I was listening to someone speak about our inner wisdom, and although she wasn’t saying anything I didn’t know already or anything I hadn’t heard before, for some reason, it landed that day in a new way.
I went inward, and I sat in the shame, the pain, and the terror. As I sat, I cried a little. And I let love in. As I allowed that love to come in, I realised that some critical, perfection-driven part of me was not allowing me to mess up, was not allowing me to be human. And as I realised that, I allowed love to come in even more, and the shame and the terror eased off. I cried some more, and I sat comfortably with the feeling of shame and the terror eased a little.

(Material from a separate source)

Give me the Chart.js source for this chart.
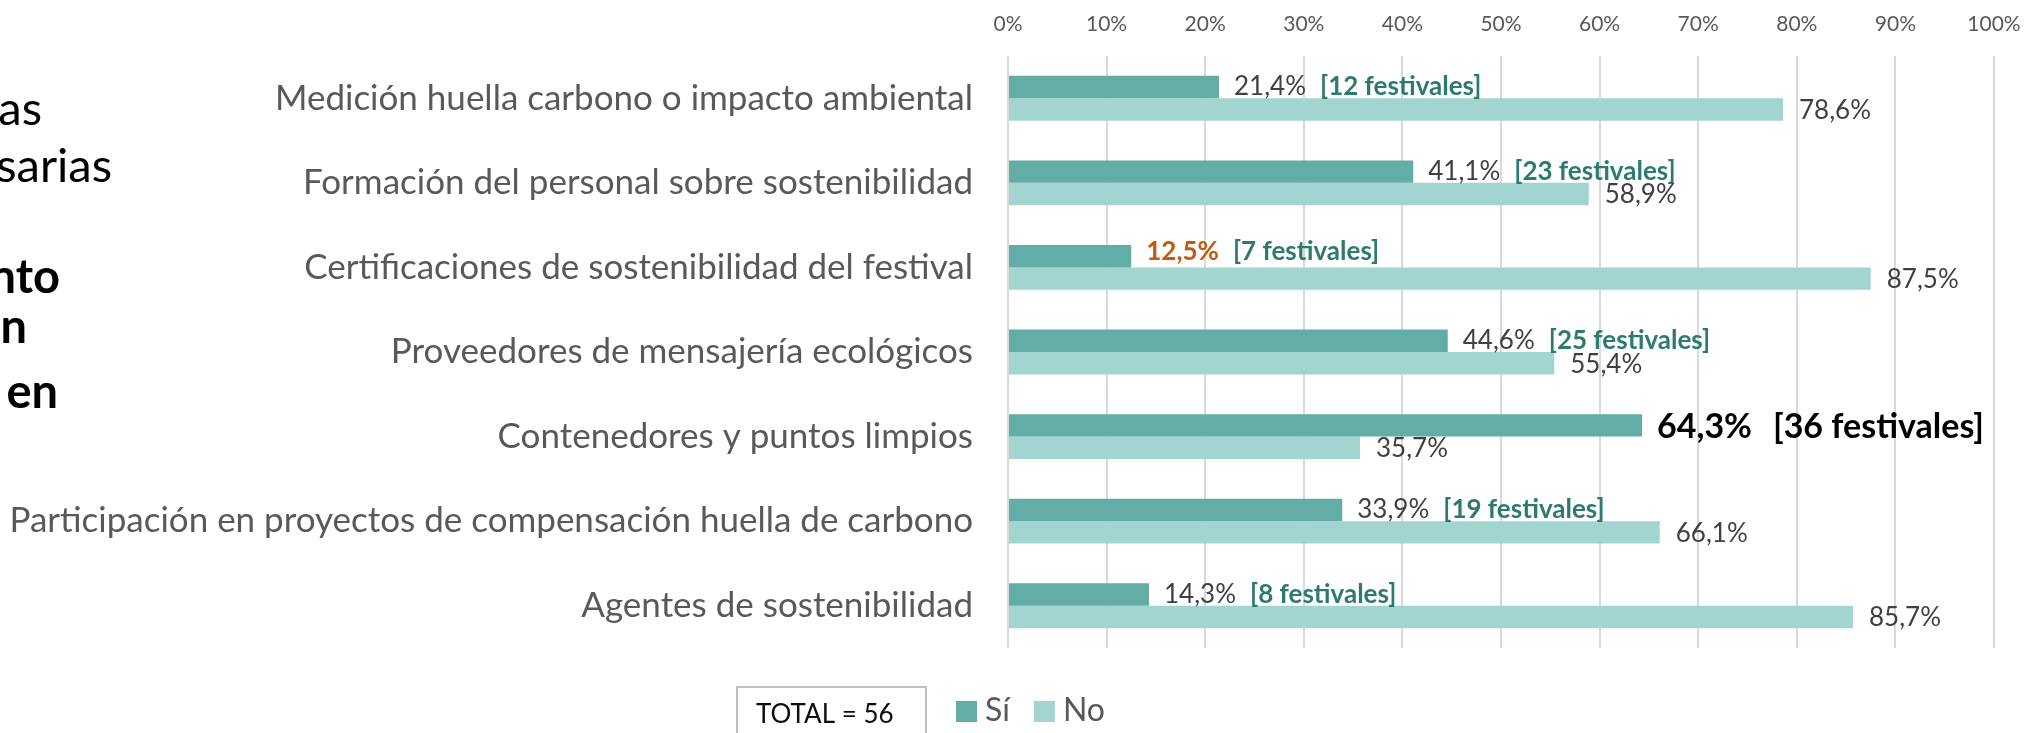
<!DOCTYPE html>
<html>
<head>
<meta charset="utf-8">
<title>Sostenibilidad festivales</title>
<script src="https://cdn.jsdelivr.net/npm/chart.js@4/dist/chart.umd.min.js"></script>
<style>
    html, body {margin: 0; padding: 0; background: #ffffff;}
    #wrap {width: 2040px; height: 733px;}
</style>
</head>
<body>
<div id="wrap"><canvas id="festChart" width="2040" height="733"></canvas></div>
<script>
const categories = [
    "Medición huella carbono o impacto ambiental",
    "Formación del personal sobre sostenibilidad",
    "Certificaciones de sostenibilidad del festival",
    "Proveedores de mensajería ecológicos",
    "Contenedores y puntos limpios",
    "Participación en proyectos de compensación huella de carbono",
    "Agentes de sostenibilidad"
]
const seriesNames = ["Sí", "No"]
const siValues = [21.4, 41.1, 12.5, 44.6, 64.3, 33.9, 14.3]
const noValues = [78.6, 58.9, 87.5, 55.4, 35.7, 66.1, 85.7]
const festivales = [12, 23, 7, 25, 36, 19, 8]
const totalFestivales = 56
const tickValues = [0, 10, 20, 30, 40, 50, 60, 70, 80, 90, 100]
// cut off text from the slide box on the left
const sideTextNormal = ["as", "sarias"]
const sideTextBold = ["nto", "n", "en"]

const FONT = "Lato"
const colSi = "#62aea7"
const colNo = "#a2d5cf"

function pct(v) {
    return v.toFixed(1).replace(".", ",") + "%"
}

function fontStr(size, bold) {
    return (bold ? "bold " : "") + size + "px " + FONT
}

function drawMid(ctx, txt, x, y, size, bold, color) {
    // y is the centre of the capitals
    ctx.font = fontStr(size, bold)
    ctx.fillStyle = color
    ctx.textAlign = "left"
    ctx.textBaseline = "alphabetic"
    ctx.fillText(txt, x, y + size * 0.36)
    return ctx.measureText(txt).width
}

const barLabels = {
    id: "barLabels",
    afterDatasetsDraw(chart) {
        const ctx = chart.ctx
        const si = chart.data.datasets[0].data
        const maxI = si.indexOf(Math.max(...si))
        const minI = si.indexOf(Math.min(...si))
        ctx.save()
        chart.getDatasetMeta(0).data.forEach(function (bar, i) {
            let x = bar.x + 15
            if (i === maxI) {
                let w = drawMid(ctx, pct(si[i]), x, bar.y, 34, true, "#000000")
                drawMid(ctx, "[" + festivales[i] + " festivales]", x + w + 21, bar.y, 34, true, "#000000")
                return
            }
            let w
            if (i === minI) {
                w = drawMid(ctx, pct(si[i]), x, bar.y - 6, 26, true, "#c55a11")
            } else {
                w = drawMid(ctx, pct(si[i]), x, bar.y - 1, 26, false, "#404040")
            }
            drawMid(ctx, "[" + festivales[i] + " festivales]", x + w + 14, bar.y - (i === minI ? 6 : 1), 26, true, "#2e7a70")
        })
        const no = chart.data.datasets[1].data
        chart.getDatasetMeta(1).data.forEach(function (bar, i) {
            drawMid(ctx, pct(no[i]), bar.x + 16, bar.y, 26, false, "#404040")
        })
        ctx.restore()
    }
}

const extras = {
    id: "extras",
    afterDraw(chart) {
        const ctx = chart.ctx
        ctx.save()
        // left side fragments
        ctx.fillStyle = "#000000"
        ctx.textAlign = "right"
        ctx.textBaseline = "alphabetic"
        ctx.font = fontStr(47, false)
        ctx.fillText(sideTextNormal[0], 42, 125)
        ctx.fillText(sideTextNormal[1], 112, 182)
        ctx.font = fontStr(47, true)
        ctx.fillText(sideTextBold[0], 60, 293)
        ctx.fillText(sideTextBold[1], 27, 343)
        ctx.fillText(sideTextBold[2], 58, 408)

        // total box
        ctx.strokeStyle = "#bfbfbf"
        ctx.lineWidth = 2
        ctx.strokeRect(737, 687, 189, 60)
        ctx.fillStyle = "#0d0d0d"
        ctx.textAlign = "left"
        ctx.font = fontStr(26, false)
        ctx.fillText("TOTAL = " + totalFestivales, 756, 723)

        // legend
        const ds = chart.data.datasets
        let lx = 956
        ds.forEach(function (d) {
            ctx.fillStyle = d.backgroundColor
            ctx.fillRect(lx, 701, 21, 21)
            ctx.fillStyle = "#595959"
            ctx.font = fontStr(32, false)
            ctx.fillText(d.label, lx + 29, 721)
            lx += 29 + ctx.measureText(d.label).width + 24
        })
        ctx.restore()
    }
}

new Chart(document.getElementById("festChart").getContext("2d"), {
    type: "bar",
    data: {
        labels: categories,
        datasets: [
            {label: seriesNames[0], data: siValues, backgroundColor: colSi},
            {label: seriesNames[1], data: noValues, backgroundColor: colNo}
        ]
    },
    options: {
        indexAxis: "y",
        responsive: false,
        animation: false,
        devicePixelRatio: 1,
        layout: {padding: {left: 0, right: 46, top: 0, bottom: 85}},
        datasets: {bar: {categoryPercentage: 0.53, barPercentage: 1.0}},
        plugins: {legend: {display: false}, tooltip: {enabled: false}},
        scales: {
            x: {
                position: "top",
                min: 0,
                max: 100,
                afterBuildTicks: function (scale) {
                    scale.ticks = tickValues.map(v => ({value: v}))
                },
                afterFit: function (scale) {
                    scale.height = 52
                },
                border: {display: false},
                grid: {color: "#d9d9d9", lineWidth: 2, drawTicks: false},
                ticks: {
                    padding: 19,
                    color: "#595959",
                    font: {family: FONT, size: 21},
                    callback: v => v + "%"
                }
            },
            y: {
                afterFit: function (scale) {
                    scale.width = 1008
                },
                border: {display: false},
                grid: {display: false, drawTicks: false},
                ticks: {
                    padding: 35,
                    color: "#595959",
                    font: {family: FONT, size: 35}
                }
            }
        }
    },
    plugins: [barLabels, extras]
})
</script>
</body>
</html>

Because I’d let love in, I realised that this shame and terror was just a little part of me that strives to be perfect, and of course fails, and with the “fail” comes shame and terror. And as I realised this, and realised that as a human I’m not supposed to be perfect, and that I can love myself even when I’m not perfect—perhaps even more at that stage, when I realised this in my heart rather than just with my head (I’ve known this in my head for years), the shame and terror lessened its grip, and I was able to feel love for myself at the same time.
I was able to sit in the feelings, loving myself, being okay with how awful I felt, and knowing everything was actually okay, and that humanness and vulnerability —whatever the situation—are actually incredibly safe places to be.